The Zivildienst (civilian service) is the substitute for national military service in Austria. Since 1975, men may refuse the military service on conscientious grounds and serve in the civilian service instead. This generally involves work in social services like hospitals, youth organisations, nursing homes, rescue services, the ambulance service, and care of the disabled. The service usually lasts nine months. About a third of men in Austria choose this option (13,510 in 2011) by declaring a conflict of conscience.
The civilian service was introduced under the Kreisky II cabinet in 1975 due to pressure by pacifist groups. The military was pleased by the development, because it led to fewer disruptions of military service due to pacifists refusing weapons. Once an Austrian has completed civilian service, he is exempt from military service for life, and can therefore never be called for duty.
Though civilian service is firmly anchored in the constitution together with military service, it is supposed to be reserved for exceptional cases. Originally, conscientious objectors had to explain their doubts in front of a commission, which would determine whether or not they would be sent to the civilian service. The civilian service would last eight months, the same length as military service. The law was amended in 1991 so that objectors only need to declare their objection, rather than facing a commission. As a result, the number of objectors rose, so the length of the civilian service was increased in stages: first to 10 months in 1992; then 11 months; then 12 months in 1997 (including two weeks of holiday entitlement).
Between 1 April 2002 and 30 September 2005, the Zivildienstverwaltungs Ges.m.b.H., a daughter company of the Austrian Red Cross, was responsible for distributing civilian service personnel on the order of the interior ministry. This ended when the constitutional court determined this activity as part of government, and demanded integration into the ministry. Since October 2005, the Zivildienstagentur, which answers directly to the Bundesministerium, handles all civilian service cases.
In 2004, military service was shortened to six months on the recommendation of a commission on reforming the military. Accordingly, the length of civilian service was amended to nine months in 2006. Civilian service personnel, however, have the option to add another three months to their service for better pay through a private contract.
In 2008, just over 12,000 young men served in the civilian service in Austria. In 2009, it was 13,122. In 2010, it was 12,981. In 2011, it was 13,510. Women are not obliged to serve in the military and are therefore also exempt from civilian service which is, after all, only a substitute for military service.
The organisation for which most civilian service volunteers work is the Austrian Red Cross. Beyond that, many civilian service personnel work in the care of the elderly and in hospitals. Further organisations are, for example, the Samaritans, kindergartens, volunteer fire brigades, and other social organisations which care for the disabled or refugees.
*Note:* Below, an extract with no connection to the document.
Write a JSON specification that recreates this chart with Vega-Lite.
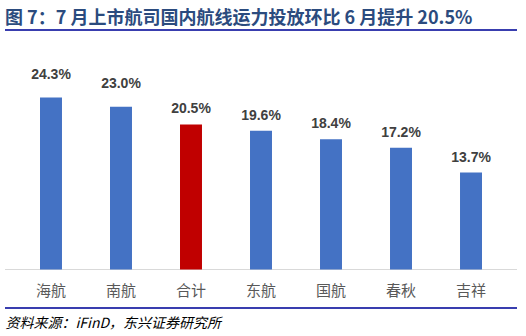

Some small numbers are also used in agriculture.
Since 1992, civilian personnel have the opportunity to work abroad. Andreas Maislinger took the idea from the Action Reconciliation Service for Peace. The foreign service is not officially part of the regular civilian service, but a substitute which exempts its participants from the civilian service. The foreign service lasts twelve months and can be served in the memorial, social, or peace services. These placements are very popular, so participants often have to wait for years in order to receive one.
There has been years-long controversy in Austria as to the feeding of civilian service personnel. In 2001, an amendment to the law gave employers a duty to ensure the proper nutrition of civilian service personnel, but did not define what "proper nutrition" entails.
As a result, many employers of civilian service personnel chose to pay only €6.00 EUR per day in food money, resulting in many protests and complaints. In the opinion of civilian service personnel, €6.00 EUR per day is insufficient to guarantee proper nutrition. As a result, the issue was taken to the courts in October 2005. The judgement agreed that €6.00 EUR per day is insufficient, and determined that an appropriate amount would be between €11.26 EUR and €13.60 EUR per day. This is the same amount to which military personnel are entitled.
Civilian service personnel are banned from owning or carrying weapons for fifteen years after completing their civilian service, which could impact negatively on their future employability. Those who served in the civilian service were also forbidden from later joining the police service in Austria. However, the law was amended in 2010 to introduce certain circumstances under which the weapon ban could be lifted to pursue a career with the police or border control. This involves former civilian service personnel making a declaration that their conscientious doubts are over.